======== Entries provided ========

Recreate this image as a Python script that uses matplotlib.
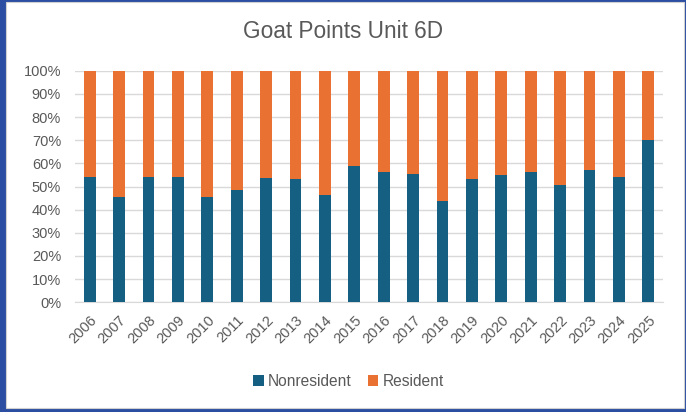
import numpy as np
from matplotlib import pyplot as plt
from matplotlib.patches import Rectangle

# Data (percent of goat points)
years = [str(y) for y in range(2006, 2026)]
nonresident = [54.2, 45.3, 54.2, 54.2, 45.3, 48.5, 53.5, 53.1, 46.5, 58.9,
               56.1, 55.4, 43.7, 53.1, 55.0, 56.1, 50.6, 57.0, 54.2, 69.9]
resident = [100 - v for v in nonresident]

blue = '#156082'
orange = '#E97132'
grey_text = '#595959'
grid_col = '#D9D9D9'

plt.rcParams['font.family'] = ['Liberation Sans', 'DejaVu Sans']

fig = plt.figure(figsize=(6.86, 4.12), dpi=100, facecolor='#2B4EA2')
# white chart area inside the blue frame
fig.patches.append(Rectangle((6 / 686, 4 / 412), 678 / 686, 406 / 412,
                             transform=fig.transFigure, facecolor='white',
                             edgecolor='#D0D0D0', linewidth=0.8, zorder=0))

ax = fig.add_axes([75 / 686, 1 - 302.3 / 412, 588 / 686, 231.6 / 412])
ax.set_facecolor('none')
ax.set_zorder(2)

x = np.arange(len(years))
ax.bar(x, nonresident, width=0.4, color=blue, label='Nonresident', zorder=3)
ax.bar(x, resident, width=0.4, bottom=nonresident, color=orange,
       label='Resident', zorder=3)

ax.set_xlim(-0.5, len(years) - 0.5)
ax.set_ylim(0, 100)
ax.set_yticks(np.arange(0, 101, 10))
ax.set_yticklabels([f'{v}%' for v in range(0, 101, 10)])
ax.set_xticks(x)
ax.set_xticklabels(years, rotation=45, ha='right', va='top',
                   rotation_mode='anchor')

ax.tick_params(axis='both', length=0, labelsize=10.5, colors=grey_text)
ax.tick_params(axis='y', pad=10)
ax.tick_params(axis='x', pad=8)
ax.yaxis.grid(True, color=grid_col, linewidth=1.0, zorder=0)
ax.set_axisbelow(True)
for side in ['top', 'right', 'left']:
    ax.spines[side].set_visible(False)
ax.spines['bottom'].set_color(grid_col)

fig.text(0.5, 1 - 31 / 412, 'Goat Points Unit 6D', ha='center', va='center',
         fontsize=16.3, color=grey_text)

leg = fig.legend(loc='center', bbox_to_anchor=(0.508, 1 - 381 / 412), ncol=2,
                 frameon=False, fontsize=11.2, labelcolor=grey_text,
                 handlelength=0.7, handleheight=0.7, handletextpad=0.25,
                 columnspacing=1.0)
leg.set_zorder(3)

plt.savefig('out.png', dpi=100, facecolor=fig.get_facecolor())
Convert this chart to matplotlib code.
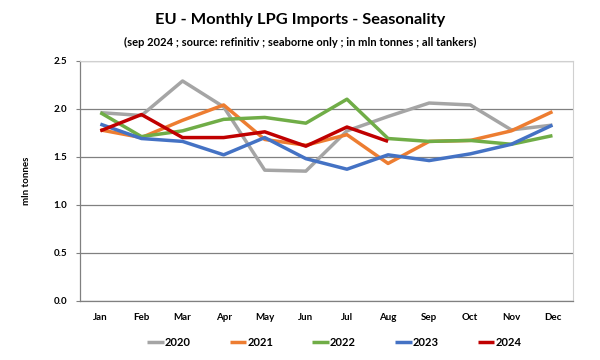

========

### What the exercise asks
Only the lines from the top of the data through the line with "from matplotlib.patches import Rectangle" should be quoted, exactly and with both ends kept; skip the pictures.

### Written solution
Recreate this image as a Python script that uses matplotlib.
import numpy as np
from matplotlib import pyplot as plt
from matplotlib.patches import Rectangle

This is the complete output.